Written by Yamri Taddese | Canadian Lawyer and Law Times

“As an intermediate court of appeal, we are ordinarily bound to follow our past decisions, even decisions with which we disagree. It is important that we do so. Our common law legal tradition rests upon the idea that we will adhere to what we decided in the past. As expressed by the Latin phrase stare decisis, we stand by things that have been decided,” wrote Justice Robert Sharpe in a ruling earlier this week.

After grappling with what the court called “a difficult question,” the five-judge panel concluded in Fernandes v. Araujo that an old insurance law case dealing with vicarious liability was wrongly decided and should be overruled.

But, Sharpe said, in this case, the faulty jurisprudence, from 1953’s Newman and Newman v. Terdik, isn’t logically consistent with “a steady string” of decisions that found an owner of a motor vehicle who consents to the possession of their vehicle by someone else will be vicariously liable for the negligence of the other person even if there is a breach of a condition imposed by the owner about the use or operation of the vehicle.

In a starkly different stance, Newman had found consent to possession does not translate to consent to operate a vehicle if the owner has placed restrictions on the operation of their vehicle.

“There comes a point at which the values of certainty and predictability must yield to allow the law to purge itself of past errors or decisions that no longer serve the interests of justice,” Sharpe wrote. “Moreover, decisions that rest on an unstable foundation tend to undermine the very values of certainty and predictability that stare decisis is meant to foster.”

It’s so rare for the appeal court to overrule itself that civil litigation lawyer James Morton says he’s only come across a similar move two or three times over the last 20 to 25 years.

“To expressly overrule a former decision is extraordinary,” says Morton. “The court of appeal often overrules earlier decisions without saying they’re doing it; they just kind of narrow the case or say, ‘Well, that’s not what it really means,’ but in this particular situation, it was black and white.”

Adds Morton: “The court was correct to overturn [Newman], I don’t have a problem with that, but it’s an extremely rare situation.”

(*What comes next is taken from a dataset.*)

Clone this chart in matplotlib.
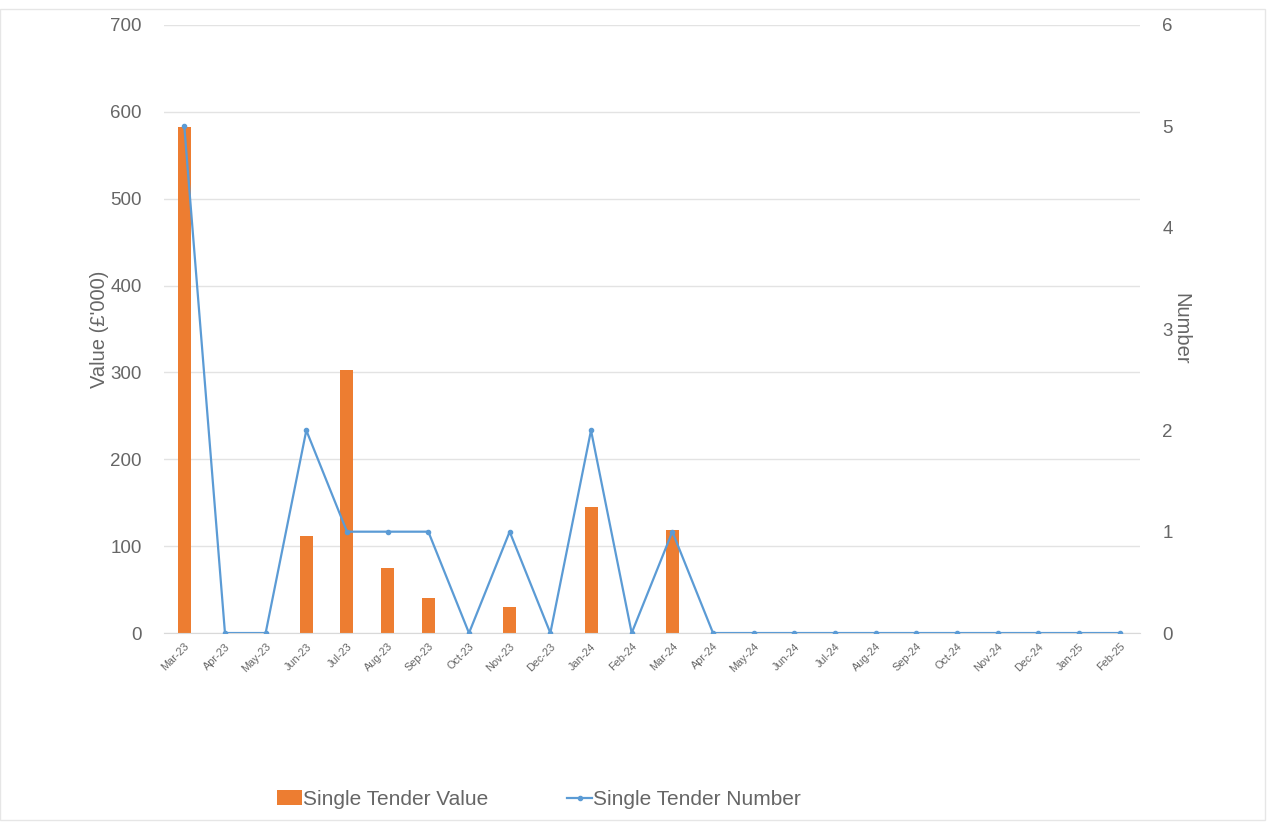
import numpy as np
import matplotlib.pyplot as plt
from matplotlib.patches import Rectangle

plt.rcParams['font.family'] = ['Liberation Sans', 'DejaVu Sans']

months = ['Mar-23', 'Apr-23', 'May-23', 'Jun-23', 'Jul-23', 'Aug-23', 'Sep-23', 'Oct-23',
          'Nov-23', 'Dec-23', 'Jan-24', 'Feb-24', 'Mar-24', 'Apr-24', 'May-24', 'Jun-24',
          'Jul-24', 'Aug-24', 'Sep-24', 'Oct-24', 'Nov-24', 'Dec-24', 'Jan-25', 'Feb-25']
tender_value = [583, 0, 0, 112, 303, 75, 40, 0, 30, 0, 145, 0, 119, 0,
                0, 0, 0, 0, 0, 0, 0, 0, 0, 0]
tender_number = [5, 0, 0, 2, 1, 1, 1, 0, 1, 0, 2, 0, 1, 0,
                 0, 0, 0, 0, 0, 0, 0, 0, 0, 0]

orange = '#ED7D31'
blue = '#5B9BD5'
txt = '#666666'

fig = plt.figure(figsize=(12.71, 8.25), dpi=100)
ax = fig.add_axes([0.129, 0.2327, 0.768, 0.737])
ax2 = ax.twinx()

x = np.arange(len(months))
ax.bar(x, tender_value, width=0.32, color=orange, zorder=2, label='Single Tender Value')
ax2.plot(x, tender_number, color=blue, lw=1.6, marker='o', ms=3, zorder=3,
         label='Single Tender Number')

ax.set_xlim(-0.5, len(months) - 0.5)
ax.set_ylim(0, 700)
ax2.set_ylim(0, 6)
ax.set_yticks(range(0, 701, 100))
ax2.set_yticks(range(0, 7))
ax.grid(axis='y', color='#E3E3E3', lw=1, zorder=0)
ax.set_axisbelow(True)

for a in (ax, ax2):
    for s in a.spines.values():
        s.set_visible(False)
    a.tick_params(length=0, labelsize=13.5, colors=txt)
ax.spines['bottom'].set_visible(True)
ax.spines['bottom'].set_color('#D9D9D9')

ax.set_xticks(x)
ax.set_xticklabels(months, rotation=45, ha='right', rotation_mode='anchor', fontsize=7.8)
ax.tick_params(axis='x', pad=6)
ax.tick_params(axis='y', pad=16)
ax2.tick_params(axis='y', pad=16)

ax.set_ylabel("Value (£'000)", fontsize=14.5, color=txt, labelpad=1)
ax2.set_ylabel('Number', fontsize=14.5, color=txt, rotation=270, labelpad=13)

h1, l1 = ax.get_legend_handles_labels()
h2, l2 = ax2.get_legend_handles_labels()
fig.legend(h1 + h2, l1 + l2, loc='center', bbox_to_anchor=(0.424, 0.031), ncol=2,
           frameon=False, fontsize=15, labelcolor=txt, handlelength=1.2,
           handletextpad=0.05, columnspacing=3.8)

fig.patches.append(Rectangle((0.0, 0.006), 0.995, 0.983, transform=fig.transFigure,
                             fill=False, edgecolor='#E6E6E6', lw=1))

fig.savefig('out.png', dpi=100)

While the Supreme Court of Canada more freely overrules its own decisions, as it did recently in R. v. Bedford, appellate lawyer Allan Rouben says it’s unusual for an intermediate court to do so. Still, Rouben says the court in this case made “a very well-reasoned decision.”

“It goes through the circumstances in which it’s appropriate to consider overruling, and here they found that the virtues of certainty and predictability were…outweighed by the other considerations,” he adds.

Part of the court’s unspoken motivation could have been that it’s difficult to obtain leave to the top court on an issue as narrow as the one considered in this case, says Morton.

“So if the Court of Appeal didn’t overturn Newman, it just would never get overturned.”